The contrast between the commencement and close of the epic has a deep inner meaning. The poet is silently sighing, “What was India in days of yore, and what is she now! In that early age of expansion, asceticism was the highest wealth; and now, with national decay staring us in the face, there is no end to our articles of luxury, and the greedy "flame of pleasure is shooting up with a thousand tongues and dazzling the eyes of all!”
THIS CONFLICT BETWEEN the present and the past, between the real and the lost ideal, clearly manifests itself in most of Kalidas’s works. Kumarsambhava shows how the problem can be solved. In this poem, Kalidasa teaches us that only by joining renunciation to wealth, asceticism to passion, can true Strength be born, and that Strength enables man to rise triumphant above all defeats.
In other words, perfect Power consists in the harmonising of renunciation with enjoyment.
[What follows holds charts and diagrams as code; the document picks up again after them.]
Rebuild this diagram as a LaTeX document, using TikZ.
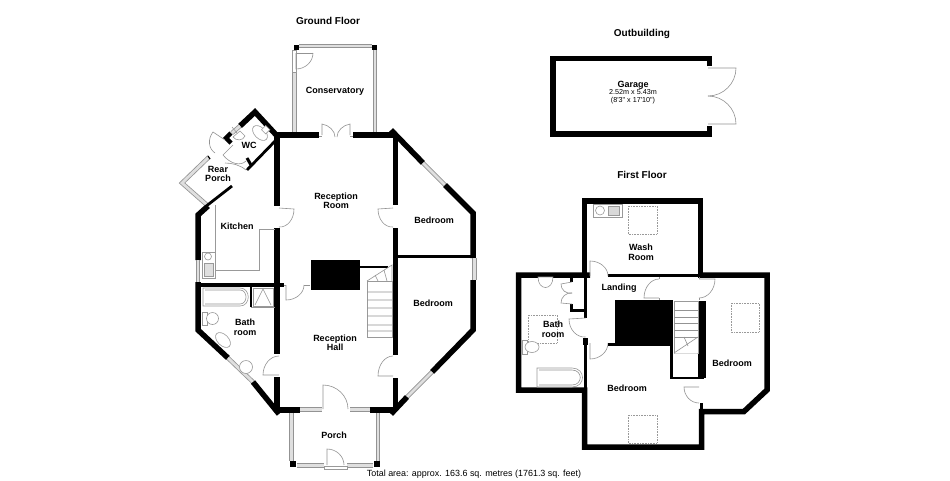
\documentclass[tikz,border=0pt]{standalone}
\usepackage{fontspec}
\setmainfont{Liberation Sans}
\usetikzlibrary{calc}
\newcommand{\doorarc}[3]{\draw[doorline] (#1) -- (#2) .. controls ($(#2)+0.55*($(#3)-(#1)$)$) and ($(#3)+0.55*($(#2)-(#1)$)$) .. (#3);}
\begin{document}
\begin{tikzpicture}
  [x=1pt,y=-1pt,
  wall/.style={draw=black,line width=5.5pt},
  thinwall/.style={draw=black,line width=2.8pt},
  solidblock/.style={fill=black,draw=none},
  windowpane/.style={draw=gray!85,double=gray!25,double distance=2.8pt,line width=0.8pt},
  doorline/.style={draw=gray!85,line width=0.6pt},
  fixture/.style={draw=gray!80,line width=0.6pt,fill=white},
  skylight/.style={draw=gray!80,line width=0.6pt,densely dotted},
  roomlabel/.style={font=\bfseries\fontsize{9}{9.2}\selectfont,align=center,inner sep=0pt,yshift=-0.8pt},
  titlelabel/.style={font=\bfseries\fontsize{10}{10}\selectfont,inner sep=0pt,yshift=-0.8pt}]
  \useasboundingbox (0,0) rectangle (950,480);
  \fill[white] (0,0) rectangle (950,480);

  \fill[solidblock] (294,45) rectangle (299,50);
  \fill[solidblock] (372,45) rectangle (377,50);
  \draw[windowpane] (299,46) -- (372,46);
  \draw[windowpane] (294.5,73) -- (294.5,132);
  \draw[windowpane] (375,50) -- (375,132);
  \draw[fixture] (292,50) rectangle (296,72);
  \doorarc{296,53}{296,69}{313,53}
  \draw[doorline] (296,53) -- (313,53);

  \draw[wall] (277,135) -- (319,135);
  \draw[wall] (353,135) -- (393,135);
  \doorarc{322,135}{322,124}{335,137}
  \doorarc{350,135}{350,124}{337,137}
  \draw[doorline] (319,136) -- (322,136) (350,136) -- (353,136);

  \draw[wall] (277,136) -- (277,206);
  \draw[wall] (277,228) -- (277,354);
  \draw[wall] (277,377) -- (277,410);
  \doorarc{279,208}{294,209}{279,227}
  \doorarc{279,375}{263,375}{279,356}

  \draw[wall] (395.5,134) -- (395.5,205);
  \draw[wall] (395.5,228) -- (395.5,355);
  \draw[wall] (395.5,378) -- (395.5,410);
  \doorarc{393,208}{378,209}{393,227}
  \doorarc{393,376}{378,376}{393,356}

  \draw[wall,line join=miter] (391,130) -- (423,163);
  \draw[windowpane] (423,163) -- (445,185);
  \draw[wall,line join=miter] (445,185) -- (473,213) -- (473,258);
  \draw[windowpane] (474.5,258) -- (474.5,280);
  \draw[wall,line join=miter] (473,280) -- (473,330) -- (432,372);
  \draw[windowpane] (432,372) -- (407,397);
  \draw[wall] (407,397) -- (391,414);
  \draw[thinwall] (396,256.5) -- (473,256.5);

  \draw[wall] (277,410) -- (300,410);
  \draw[wall] (370,410) -- (393,410);
  \draw[windowpane] (300,409.5) -- (322,409.5);
  \draw[windowpane] (350,409.5) -- (370,409.5);
  \doorarc{323,409}{323,385}{348,409}

  \fill[solidblock] (290,461) rectangle (296,467);
  \fill[solidblock] (374,461) rectangle (380,467);
  \draw[windowpane] (291.5,413) -- (291.5,461);
  \draw[windowpane] (378,413) -- (378,461);
  \draw[windowpane] (297,465.5) -- (324,465.5);
  \draw[windowpane] (347,465.5) -- (373,465.5);
  \draw[fixture] (324,466) rectangle (347,469);
  \doorarc{327,465}{327,449}{344,465}

  \draw[wall,line join=miter] (208,206) -- (198,215) -- (198,260);
  \draw[windowpane] (198,260) -- (198,282);
  \draw[wall,line join=miter] (198,282) -- (198,330) -- (228,358);
  \draw[windowpane] (228,358) -- (253,382);
  \draw[wall] (253,382) -- (279,414);
  \draw[windowpane,line join=miter] (209,157) -- (182,183) -- (207,205);
  \draw[draw=black,line width=1.2pt] (208,156) -- (210,159);
  \draw[thinwall] (205,207) -- (232,186);
  \draw[thinwall] (247,170) -- (279,137);
  \draw[wall,line join=miter] (279,138) -- (255,112) -- (240,126);
  \draw[windowpane] (240,126) -- (232,133);
  \draw[wall,line width=4.5pt] (231,133) -- (226,138) -- (231,143);
  \draw[draw=black,line width=3pt] (247,158) -- (251,165);
  \doorarc{225,140}{213,132}{215,153}
  \doorarc{233,145}{223,155}{246,161}
  \draw[doorline] (225,163) .. controls (232,163) and (240,165) .. (246,170);
  \draw[fixture] (232,127) -- (237,133);
  \draw[fixture] (240,131) -- (245,136) .. controls (243,141) and (236,141) .. (233,137) -- cycle;
  \draw[fixture,rotate around={-45:(260,133)}] (260,133) ellipse (9 and 5.5);
  \draw[fixture,rotate around={-45:(265,129)}] (263,126) rectangle (269,132);

  \draw[wall,line width=3.2pt] (198,285) -- (284,285);
  \doorarc{286,285}{286,300}{304,285}
  \draw[doorline] (284,285) -- (286,285) (304,285) -- (310,285);
  \fill[solidblock] (310.5,259.5) rectangle (359.5,289.5);
  \draw[thinwall] (359,267) -- (388,267);

  \draw[fixture,fill=none] (215,205) -- (215,270) -- (259,270) -- (259,229) -- (275,229);
  \draw[fixture] (202,252) rectangle (215,278);
  \draw[fixture] (208,256.5) circle (3.5);
  \draw[fixture,fill=gray!25] (204,263) rectangle (213,276);
  \draw[windowpane] (198,260) -- (198,282);
  \draw[thinwall] (251,286) -- (251,307);
  \draw[doorline] (251,307.5) -- (275,307.5);
  \draw[fixture] (203,288) -- (240,288) .. controls (251,288) and (251,306) .. (240,306) -- (203,306) -- cycle;
  \draw[doorline] (205,290) -- (240,290) .. controls (248,290) and (248,304) .. (240,304) -- (205,304);
  \draw[fixture] (253,288) rectangle (273,306);
  \draw[doorline] (255,305) -- (263,289) -- (271,305);
  \draw[fixture] (202,312) rectangle (207,325);
  \draw[fixture] (212.5,318.5) ellipse (6 and 6);
  \draw[fixture,rotate around={-45:(223,340)}] (223,340) ellipse (9 and 5.5);
  \draw[fixture] (246,367) circle (6.5);

  \draw[fixture] (367,281) rectangle (392,337);
  \draw[doorline] (367,281) -- (392,265) -- (392,281);
  \draw[doorline] (367,292) -- (392,292) (367,300) -- (392,300) (367,308) -- (392,308)
    (367,316) -- (392,316) (367,325) -- (392,325) (367,331) -- (392,331)
    (375,275) -- (378,281) (384,270) -- (387,281);

  \draw[wall,line join=miter] (709.5,66) -- (709.5,58.5) -- (553,58.5) -- (553,134) -- (709.5,134) -- (709.5,126);
  \doorarc{708,68}{736,68}{708,96}
  \doorarc{708,124}{736,124}{708,96}

  \draw[wall,line join=miter] (584.5,275) -- (584.5,201) -- (700.5,201) -- (700.5,275);
  \draw[thinwall,line width=2.2pt] (608,275.5) -- (700,275.5);
  \draw[wall,line join=miter] (590,275) -- (518.5,275) -- (518.5,390) -- (584.5,390) -- (584.5,447) -- (701.5,447) -- (701.5,411.5) -- (744,411.5) -- (767,390) -- (767,275) -- (698,275);
  \draw[wall,line width=3pt] (701,403) -- (701,411);
  \draw[thinwall,line width=3pt] (585,275) -- (585,318);
  \draw[thinwall,line width=3pt] (585,344) -- (585,390);
  \fill[solidblock] (570,304) rectangle (572.5,311);
  \fill[solidblock] (570,309) rectangle (585,311.5);
  \fill[solidblock] (570,276) rectangle (572.5,282);
  \fill[solidblock] (583,338) rectangle (588,345);
  \doorarc{572,282}{561,284}{572,293}
  \doorarc{572,304}{561,303}{572,293}
  \doorarc{585.5,318}{569,319}{585.5,337}
  \doorarc{590,343}{590,359}{608,343}
  \doorarc{590,276}{590,261}{608,276}

  \fill[solidblock] (615,300) rectangle (671.5,344);
  \draw[thinwall] (608,344.5) -- (671.5,344.5);
  \draw[thinwall] (671.5,300) -- (671.5,378) -- (704,378);
  \fill[solidblock] (698,301) rectangle (706,378);
  \draw[fixture] (674,301.5) rectangle (698,353);
  \draw[doorline] (674,310) -- (698,310) (674,317) -- (698,317) (674,323) -- (698,323)
    (674,330) -- (698,330) (674,337) -- (698,337);
  \fill[white,draw=none] (674.4,353.5) -- (697.6,338) -- (697.6,353.5) -- cycle;
  \draw[doorline] (674,353) -- (698,337) (684,337) -- (688,346);

  \doorarc{659,298}{644,298}{659,279}
  \doorarc{699,279}{715,279}{699,298}
  \doorarc{699,387}{684,387}{699,403}
  \draw[doorline] (659,277) -- (659,279) (659,298) -- (659,300) (699,277) -- (699,279) (699,298) -- (699,300);

  \draw[skylight] (628,206) rectangle (657,234);
  \draw[skylight] (731,303) rectangle (759,332);
  \draw[skylight] (628,415) rectangle (657,443);
  \draw[skylight] (528,315) rectangle (557,343);

  \draw[fixture] (593,204) rectangle (622,217);
  \draw[fixture] (600,210.5) circle (4.5);
  \draw[fixture,fill=gray!30] (608,206) rectangle (619,215);
  \draw[fixture] (537,368) -- (572,368) .. controls (586,368) and (586,387) .. (572,387) -- (537,387) -- cycle;
  \draw[doorline] (539,370) -- (572,370) .. controls (583,370) and (583,385) .. (572,385) -- (539,385);
  \draw[fixture] (522,340) rectangle (527,354);
  \draw[fixture] (532,347) ellipse (7 and 5.5);
  \draw[fixture] (538,277) -- (553,277) .. controls (553,291) and (538,291) .. (538,277) -- cycle;

  \node[titlelabel] (groundfloor) at (328,20) {Ground Floor};
  \node[titlelabel] (outbuilding) at (642,33) {Outbuilding};
  \node[titlelabel] (firstfloor) at (642,174) {First Floor};
  \node[roomlabel] (conservatory) at (335,90) {Conservatory};
  \node[roomlabel] (wc) at (249,144.5) {WC};
  \node[roomlabel] (rearporch) at (218,173) {Rear\\Porch};
  \node[roomlabel] (receptionroom) at (336,200) {Reception\\Room};
  \node[roomlabel] (bedroomone) at (434,219) {Bedroom};
  \node[roomlabel] (kitchen) at (237,225) {Kitchen};
  \node[roomlabel] (bedroomtwo) at (433,302) {Bedroom};
  \node[roomlabel] (bathone) at (245,326.5) {Bath\\room};
  \node[roomlabel] (receptionhall) at (335,342) {Reception\\Hall};
  \node[roomlabel] (porch) at (334,434) {Porch};
  \node[roomlabel] (washroom) at (641,251.5) {Wash\\Room};
  \node[roomlabel] (landing) at (619,287) {Landing};
  \node[roomlabel] (bathtwo) at (553,328.5) {Bath\\room};
  \node[roomlabel] (bedroomthree) at (627,387) {Bedroom};
  \node[roomlabel] (bedroomfour) at (732,362) {Bedroom};
  \node[roomlabel] (garage) at (633,85) {Garage};
  \node[font=\fontsize{7.2}{7.5}\selectfont,align=center,inner sep=0pt] (garagesize) at (633,96.5) {2.52m x 5.43m\\(8\textquotesingle3\textquotedbl\ x 17\textquotesingle10\textquotedbl)};
  \node[font=\fontsize{8.95}{10}\selectfont,inner sep=0pt,yshift=-0.8pt] (totalarea) at (474,473) {Total area: approx. 163.6 sq. metres (1761.3 sq. feet)};
\end{tikzpicture}
\end{document}
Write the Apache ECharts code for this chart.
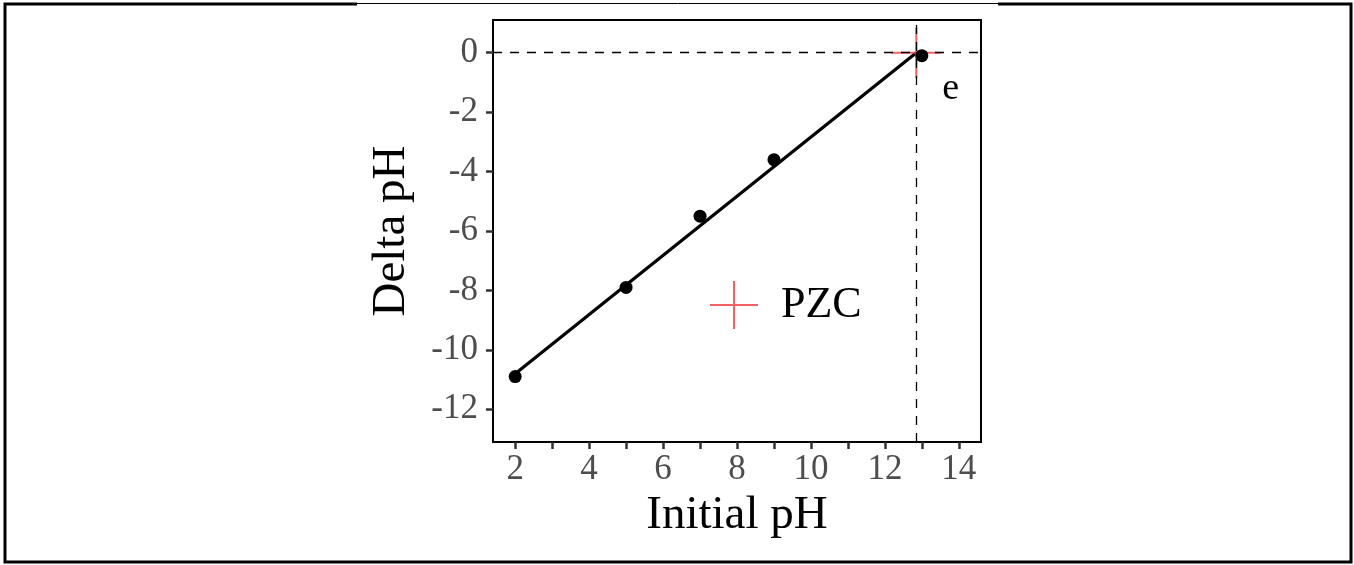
<!DOCTYPE html>
<html>
<head>
<meta charset="utf-8">
<script src="https://cdn.jsdelivr.net/npm/echarts@6/dist/echarts.min.js"></script>
<style>
html,body{margin:0;padding:0;background:#fff;}
#chart{width:1354px;height:565px;}
</style>
</head>
<body>
<div id="chart"></div>
<script>
// ---- data ----
var initialPH = [2, 5, 7, 9, 13];
var deltaPH = [-10.9, -7.9, -5.5, -3.6, -0.1];
var fitX = [2, 12.85];
var fitY = [-10.8, 0];
var pzcX = 12.85;
var pzcY = 0;
var pointLabels = ['', '', '', '', 'e'];
var xTicks = [2, 3, 4, 5, 6, 7, 8, 9, 10, 11, 12, 13, 14];
var xTickLabels = [2, 4, 6, 8, 10, 12, 14];
var yTicks = [-12, -10, -8, -6, -4, -2, 0];
var xTitle = 'Initial pH';
var yTitle = 'Delta pH';
var legendName = 'PZC';

var serif = "'Liberation Serif', 'Times New Roman', serif";
var plusPath = 'path://M-24,-1L24,-1L24,1L-24,1ZM-1,-24L1,-24L1,24L-1,24Z';
var pzcColor = 'rgba(240,70,70,0.85)';

var pts = initialPH.map(function (x, i) { return { value: [x, deltaPH[i]], label: { show: !!pointLabels[i], formatter: pointLabels[i] } }; });
var fitData = fitX.map(function (x, i) { return [x, fitY[i]]; });

var chart = echarts.init(document.getElementById('chart'), null, { renderer: 'canvas' });
chart.setOption({
  animation: false,
  backgroundColor: '#ffffff',
  grid: { left: 493, right: 373, top: 20, bottom: 123, show: true, borderColor: '#000', borderWidth: 2, backgroundColor: 'transparent' },
  legend: {
    data: [legendName],
    left: 705, top: 276,
    icon: plusPath,
    itemWidth: 48, itemHeight: 48,
    itemStyle: { color: pzcColor, opacity: 1 },
    textStyle: { fontFamily: serif, fontSize: 44, color: '#000', padding: [0, 0, 0, 18] },
    selectedMode: false
  },
  xAxis: {
    type: 'value', min: 1.4, max: 14.6,
    name: xTitle, nameLocation: 'middle', nameGap: 46,
    nameTextStyle: { fontFamily: serif, fontSize: 47, color: '#000' },
    axisLine: { show: false, onZero: false },
    axisTick: { show: true, customValues: xTicks, length: 7, lineStyle: { color: '#333', width: 2.5 } },
    axisLabel: { customValues: xTickLabels, fontFamily: serif, fontSize: 35, color: '#4d4d4d', margin: 10 },
    splitLine: { show: false }
  },
  yAxis: {
    type: 'value', min: -13.1, max: 1.1,
    name: yTitle, nameLocation: 'middle', nameGap: 78,
    nameTextStyle: { fontFamily: serif, fontSize: 47, color: '#000' },
    axisLine: { show: false, onZero: false },
    axisTick: { show: true, customValues: yTicks, length: 7, lineStyle: { color: '#333', width: 2.5 } },
    axisLabel: { customValues: yTicks, fontFamily: serif, fontSize: 35, color: '#4d4d4d', margin: 15 },
    splitLine: { show: false }
  },
  series: [
    {
      name: 'guides', type: 'line', data: [], silent: true,
      markLine: {
        silent: true, symbol: 'none', label: { show: false },
        lineStyle: { color: '#000', type: [9, 8], width: 1.3 },
        data: [{ yAxis: pzcY }, { xAxis: pzcX }]
      }
    },
    {
      name: 'fit', type: 'line', data: fitData, showSymbol: false, silent: true,
      lineStyle: { color: '#000', width: 3.2 }
    },
    {
      name: legendName, type: 'scatter', data: [[pzcX, pzcY]],
      symbol: plusPath, symbolSize: 50,
      itemStyle: { color: pzcColor, opacity: 1 }, z: 3
    },
    {
      name: 'points', type: 'scatter', data: pts, symbol: 'circle', symbolSize: 13,
      itemStyle: { color: '#000', opacity: 1 }, z: 4,
      label: { position: 'right', distance: 5, offset: [9, 33], fontFamily: serif, fontSize: 38, color: '#000' }
    }
  ],
  graphic: [
    { type: 'rect', shape: { x: 5, y: 4, width: 1346, height: 558 }, style: { fill: 'none', stroke: '#000', lineWidth: 3 }, z: 100, silent: true },
    { type: 'line', shape: { x1: 357, y1: 4, x2: 998, y2: 4 }, style: { stroke: '#fff', lineWidth: 4 }, z: 101, silent: true },
    { type: 'line', shape: { x1: 357, y1: 3.5, x2: 998, y2: 3.5 }, style: { stroke: '#000', lineWidth: 1 }, z: 102, silent: true }
  ]
});
</script>
</body>
</html>
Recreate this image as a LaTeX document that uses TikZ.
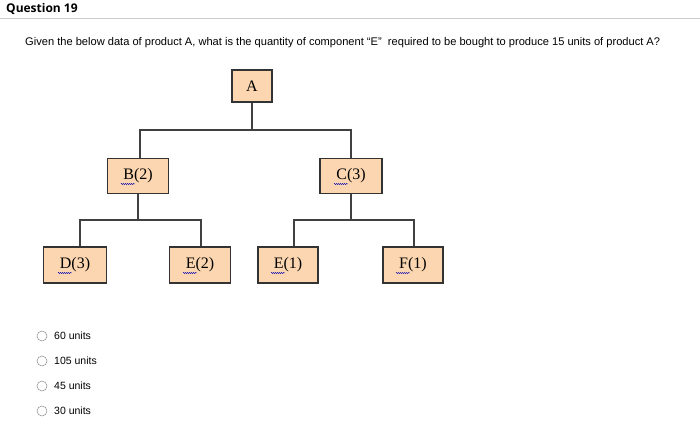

When Shiva, the typification of renunciation, is plunged in lonely meditation, the kingdom of Heaven is defenceless. And, on the other hand, when Parvati in her singleness is girt round by the joys of her father’s home, the demons are triumphant.
When our passions grow violent, the harmony between renunciation and enjoyment is dissolved. When we concentrate our pride or passion within a narrow compass, we feel tempted to magnify a part at the expense of the whole. From this springs evil. Sin is this revolt against the whole out of attachment to a part.
Hence comes the necessity of renunciation. It is needed not to strip ourselves bare, but to make ourselves complete. Renunciation means the surrender of a part for the whole, the yielding up of the temporal for the sake of the eternal, of selfishness for the sake of love for another, of pleasure for the sake of bliss. Therefore our Upanishads have said, “tyaktena bhunjeetaah” — Enjoy by means of relinquishment, not by means of addiction. See, how Parvati failed when she tried to win Shiva with the help of Cupid, but succeeded by means of renunciation when she betook herself to ascetic devotions for the same object.
Passion is addiction to a part and blindness to the whole. But Shiva (literally, the Beneficent) is for all ages and all climes. We cannot attain to him unless we banish passion from our hearts.
Enjoy by means of renunciation. This lesson of the Upanishads is the keynote of Kumarasambhava, it was the object of devoted endeavour in our ancient hermitages: acquire by giving up.